Rappahannock News

Petition drive underway to challenge post office move

‘As mayor, I am preparing a letter to send to our state and federal representa­tives, asking them to review the decision-making process’

- By John Mccaslin

What better place than out in front of the Washington Post Office to launch a petition drive to register “opposition to moving the post office out of the town’s limits, the flawed decision-making process, or concerns about the proposed location,” Mayor Fred Catlin has announced.

“It will be located outside the current post office — with someone to answer questions — from 1 to 3 in the afternoon,” he said. “It should be in place by week’s end.”

Furthermor­e, Catlin continued: “As mayor, I am preparing a letter to send to our state and federal representa­tives, asking them to review the decision-making process,” pointing out that “no survey reflecting location preference has been taken of 22747 zip code residents.”

The newly elected mayor and Town Council were stunned to learn from an outside source late last month that the U.S. Postal Service had made a final decision to pull out of the historic county seat after 215 years of continuous operation.

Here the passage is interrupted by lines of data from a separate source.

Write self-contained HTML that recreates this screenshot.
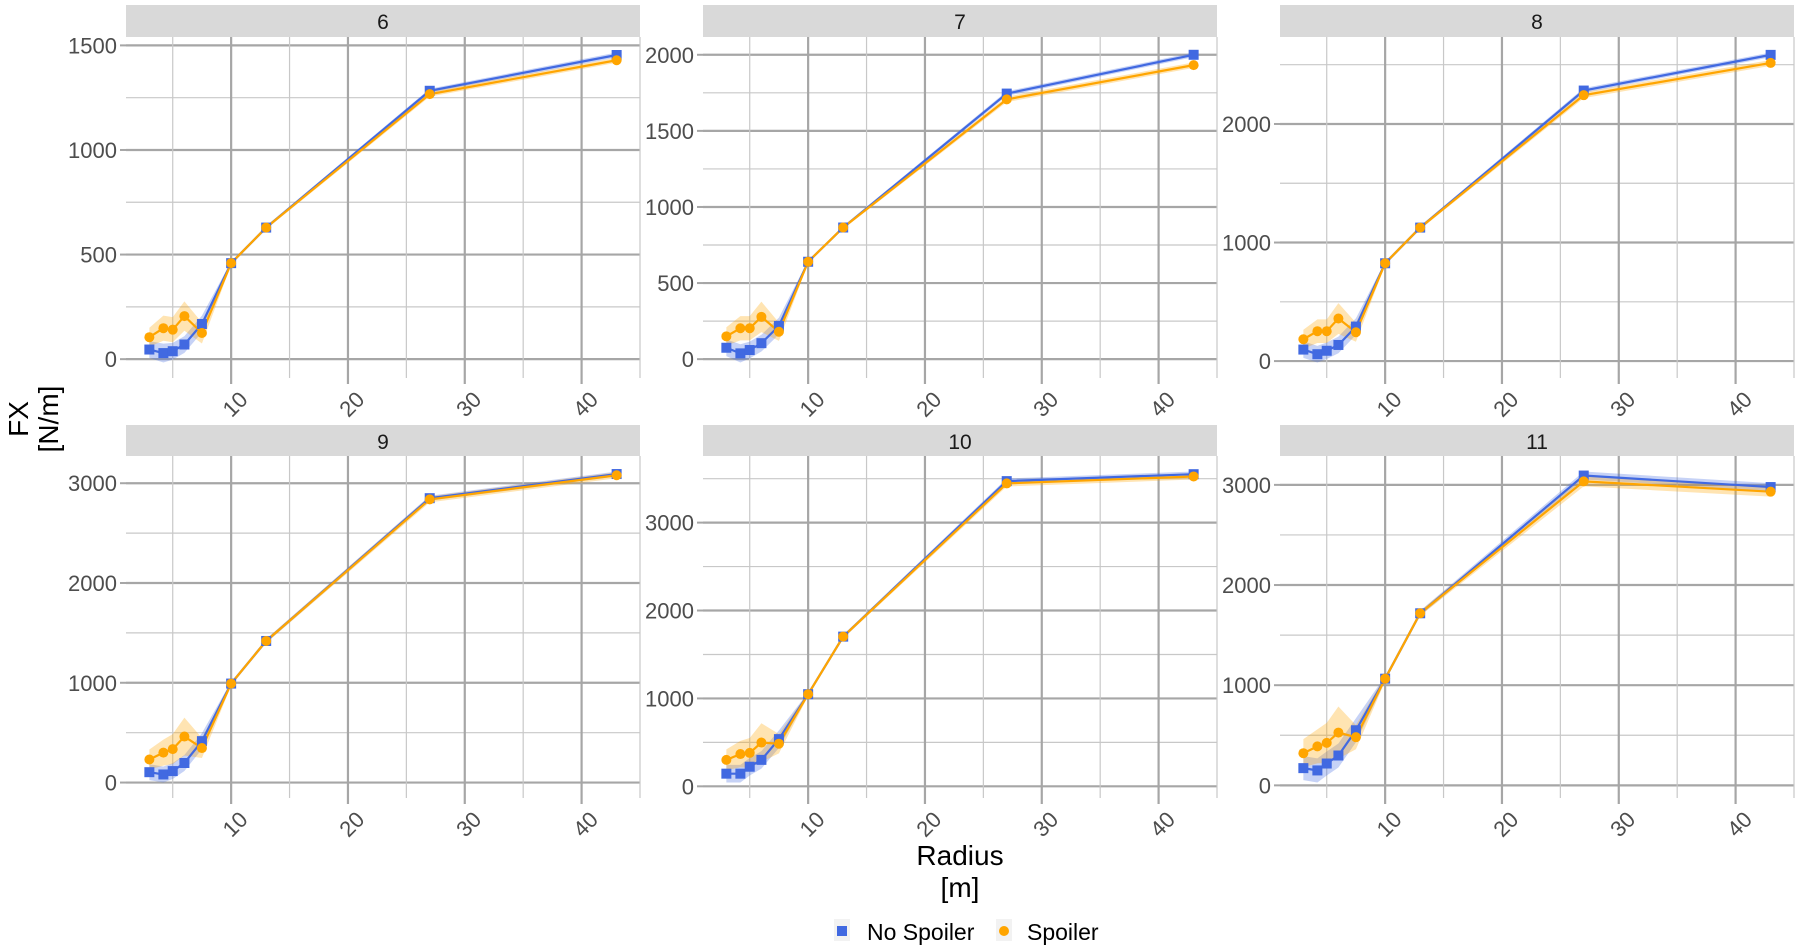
<!DOCTYPE html>
<html><head><meta charset="utf-8">
<style>
body{margin:0;background:#fff;}
svg{display:block;font-family:"Liberation Sans",sans-serif;}
</style></head>
<body>
<svg id="chart" width="1800" height="952" viewBox="0 0 1800 952"></svg>
<script>
const radii = [3, 4.2, 5, 6, 7.5, 10, 13, 27, 43];
const panelLabels = ["6", "7", "8", "9", "10", "11"];
const noSpoiler = [
  [46, 29, 38, 70, 168, 459, 629, 1283, 1454],
  [75, 38, 60, 105, 218, 640, 865, 1745, 2000],
  [97, 58, 87, 136, 291, 825, 1126, 2282, 2583],
  [104, 81, 115, 196, 415, 992, 1419, 2850, 3092],
  [144, 144, 223, 301, 537, 1048, 1703, 3472, 3551],
  [172, 149, 218, 298, 550, 1065, 1718, 3093, 2978]
];
const spoiler = [
  [105, 148, 141, 206, 125, 459, 629, 1267, 1429],
  [150, 203, 203, 278, 180, 640, 865, 1707, 1932],
  [184, 252, 252, 359, 243, 825, 1126, 2243, 2515],
  [231, 300, 335, 461, 346, 992, 1419, 2838, 3080],
  [301, 367, 380, 498, 485, 1048, 1703, 3446, 3525],
  [321, 389, 424, 527, 481, 1065, 1718, 3035, 2932]
];
const noSpoilerSd = [
  [40, 45, 40, 40, 40, 8, 8, 10, 12],
  [55, 60, 55, 55, 55, 10, 10, 15, 15],
  [70, 70, 70, 70, 70, 15, 15, 20, 20],
  [80, 80, 80, 80, 80, 20, 20, 25, 25],
  [100, 100, 100, 100, 100, 20, 20, 30, 30],
  [120, 120, 120, 120, 120, 25, 25, 40, 40]
];
const spoilerSd = [
  [45, 60, 60, 70, 50, 8, 8, 12, 12],
  [60, 80, 80, 100, 60, 10, 10, 18, 18],
  [80, 100, 100, 130, 80, 15, 15, 25, 25],
  [100, 130, 150, 190, 100, 20, 20, 30, 30],
  [120, 150, 170, 220, 110, 20, 20, 35, 35],
  [140, 170, 200, 260, 120, 25, 25, 50, 50]
];
const xTicks = [10, 20, 30, 40];
const xMinor = [5, 15, 25, 35, 45];

const NS = "http://www.w3.org/2000/svg";
const svg = document.getElementById("chart");
function mk(tag, attrs, parent) {
  const e = document.createElementNS(NS, tag);
  for (const k in attrs) e.setAttribute(k, attrs[k]);
  (parent || svg).appendChild(e);
  return e;
}
const BLUE = "#4169E1", ORANGE = "#FFA500";
const colX = [126, 703, 1280], W = 514;
const rows = [{strip: 5, top: 37, bottom: 378}, {strip: 425, top: 456, bottom: 798}];
const xMin = 1, xMax = 45;

function niceStep(range) {
  const raw = range / 3;
  const p = Math.pow(10, Math.floor(Math.log10(raw)));
  const f = raw / p;
  return (f < 1.5 ? 1 : f < 3.5 ? 2.5 : f < 7.5 ? 5 : 10) * p;
}

panelLabels.forEach((lab, i) => {
  const L = colX[i % 3], R = L + W;
  const row = rows[Math.floor(i / 3)];
  const T = row.top, B = row.bottom;
  const g = mk("g", {});
  
  
  const lo = radii.map((r, j) => Math.min(noSpoiler[i][j] - noSpoilerSd[i][j], spoiler[i][j] - spoilerSd[i][j]));
  const hi = radii.map((r, j) => Math.max(noSpoiler[i][j] + noSpoilerSd[i][j], spoiler[i][j] + spoilerSd[i][j]));
  let yMin = Math.min(...lo), yMax = Math.max(...hi);
  const pad = (yMax - yMin) * 0.05; yMin -= pad; yMax += pad;
  const xs = v => L + (v - xMin) / (xMax - xMin) * W;
  const ys = v => B - (v - yMin) / (yMax - yMin) * (B - T);

  const strip = mk("rect", {x: L, y: row.strip, width: W, height: T - row.strip, fill: "#d9d9d9"}, g);
  
  
  const st = mk("text", {x: L + W / 2, y: row.strip + 24, "text-anchor": "middle", "font-size": 21, fill: "#1a1a1a"}, g);
  st.textContent = lab;
  
  

  let step = niceStep(yMax - yMin);
  if (step === 250) step = 500;
  for (let v = 0; v <= yMax; v += step / 2) {
    if (v < yMin) continue;
    const major = Math.abs(v / step - Math.round(v / step)) < 1e-6;
    const gl = mk("line", {x1: L, x2: R, y1: ys(v), y2: ys(v), stroke: major ? "#a6a6a6" : "#c8c8c8", "stroke-width": major ? 2.2 : 1.2}, g);
    
    
    if (major) {
      mk("line", {x1: L - 6, x2: L, y1: ys(v), y2: ys(v), stroke: "#a6a6a6", "stroke-width": 2}, g);
      const t = mk("text", {x: L - 9, y: ys(v) + 8, "text-anchor": "end", "font-size": 22, fill: "#4d4d4d"}, g);
      t.textContent = v;
      
      
    }
  }
  xMinor.forEach(v => {
    const gl = mk("line", {x1: xs(v), x2: xs(v), y1: T, y2: B, stroke: "#c8c8c8", "stroke-width": 1.2}, g);
    
    
  });
  xTicks.forEach(v => {
    const gl = mk("line", {x1: xs(v), x2: xs(v), y1: T, y2: B + 6, stroke: "#a6a6a6", "stroke-width": 2.2}, g);
    
    
    const tx = xs(v) + 7, ty = B + 12;
    const t = mk("text", {x: tx, y: ty, "text-anchor": "end", "font-size": 22, fill: "#4d4d4d", transform: `rotate(-45 ${tx} ${ty})`, dy: "0.7em"}, g);
    t.textContent = v;
    
    
  });

  [[noSpoiler[i], noSpoilerSd[i], BLUE, 'ribbon-no-spoiler'], [spoiler[i], spoilerSd[i], ORANGE, 'ribbon-spoiler']].forEach(([vals, sd, col, nm]) => {
    let pts = radii.map((r, j) => xs(r) + "," + ys(vals[j] + sd[j]));
    pts = pts.concat(radii.map((r, j) => xs(r) + "," + ys(vals[j] - sd[j])).reverse());
    const p = mk("polygon", {points: pts.join(" "), fill: col, "fill-opacity": 0.3}, g);
    
    
  });
  [[noSpoiler[i], BLUE, 'no-spoiler'], [spoiler[i], ORANGE, 'spoiler']].forEach(([vals, col, nm]) => {
    const l = mk("polyline", {points: radii.map((r, j) => xs(r) + "," + ys(vals[j])).join(" "), fill: "none", stroke: col, "stroke-width": 2.2}, g);
    
    
  });
  radii.forEach((r, j) => {
    const s = mk("rect", {x: xs(r) - 5, y: ys(noSpoiler[i][j]) - 5, width: 10, height: 10, fill: BLUE}, g);
    
    
  });
  radii.forEach((r, j) => {
    const c = mk("circle", {cx: xs(r), cy: ys(spoiler[i][j]), r: 5, fill: ORANGE}, g);
    
    
  });
});

const yt = mk("text", {transform: "translate(0,419) rotate(-90)", "text-anchor": "middle", "font-size": 28, fill: "#000"});


const ya = mk("tspan", {x: 0, y: 28}, yt); ya.textContent = "FX";
const yb = mk("tspan", {x: 0, y: 58}, yt); yb.textContent = "[N/m]";
const xt = mk("text", {"text-anchor": "middle", "font-size": 28, fill: "#000"});


const xa = mk("tspan", {x: 960, y: 865}, xt); xa.textContent = "Radius";
const xb = mk("tspan", {x: 960, y: 897}, xt); xb.textContent = "[m]";

const lg = mk("g", {});


mk("rect", {x: 834, y: 919, width: 16, height: 22, fill: "#f2f2f2"}, lg);
mk("rect", {x: 837, y: 926, width: 10, height: 10, fill: BLUE}, lg);
const l1 = mk("text", {x: 867, y: 940, "font-size": 23, fill: "#000"}, lg); l1.textContent = "No Spoiler";


mk("rect", {x: 996, y: 919, width: 16, height: 22, fill: "#f2f2f2"}, lg);
mk("circle", {cx: 1004, cy: 931, r: 5, fill: ORANGE}, lg);
const l2 = mk("text", {x: 1027, y: 940, "font-size": 23, fill: "#000"}, lg); l2.textContent = "Spoiler";


</script>
</body></html>
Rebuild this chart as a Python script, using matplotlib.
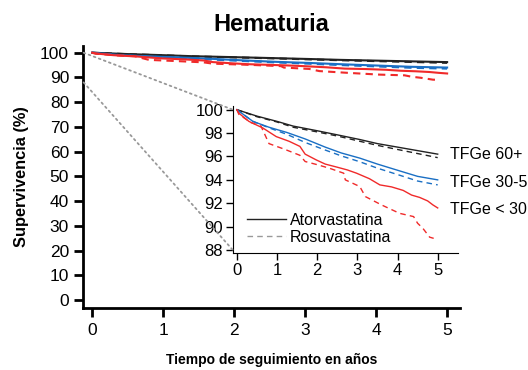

“[W]e learned through a third party that the Post Office had chosen to move its location from the Town of Washington to a site two miles away on Bank Road between Union Bank & Trust and the Rappahanno­ck County Elementary School,” Catlin informed residents. “Although we had been in discussion with postal officials for nearly two years, the post office did not and has not officially informed the town. There has been no public discussion as to their choice of the new location . . .

“The entire process has been opaque and nontranspa­rent,” he added. “We have always sensed that there were some behindthe scenes-machinatio­ns that we did not fully understand.”

As a result, the mayor said “there are a number of different fronts by which we are addressing this issue.”

“Most of them are welling up from area citizens who are upset about the process of selection, which many feel was flawed, and by the selected location on Route 211, which many feel is a dangerous location due to traffic and other concerns,” Catlin said.

“This includes letters and calls to the two USPS representa­tives,” he added, while “other members of the community have reached out to elected officials to express their concerns.

“I held the first ‘Coffee with the Mayor’ [Saturday] morning,” Catlin said, “and there [were] fifteen or so citizens both from the town and the county expressing concern about the post office issue.”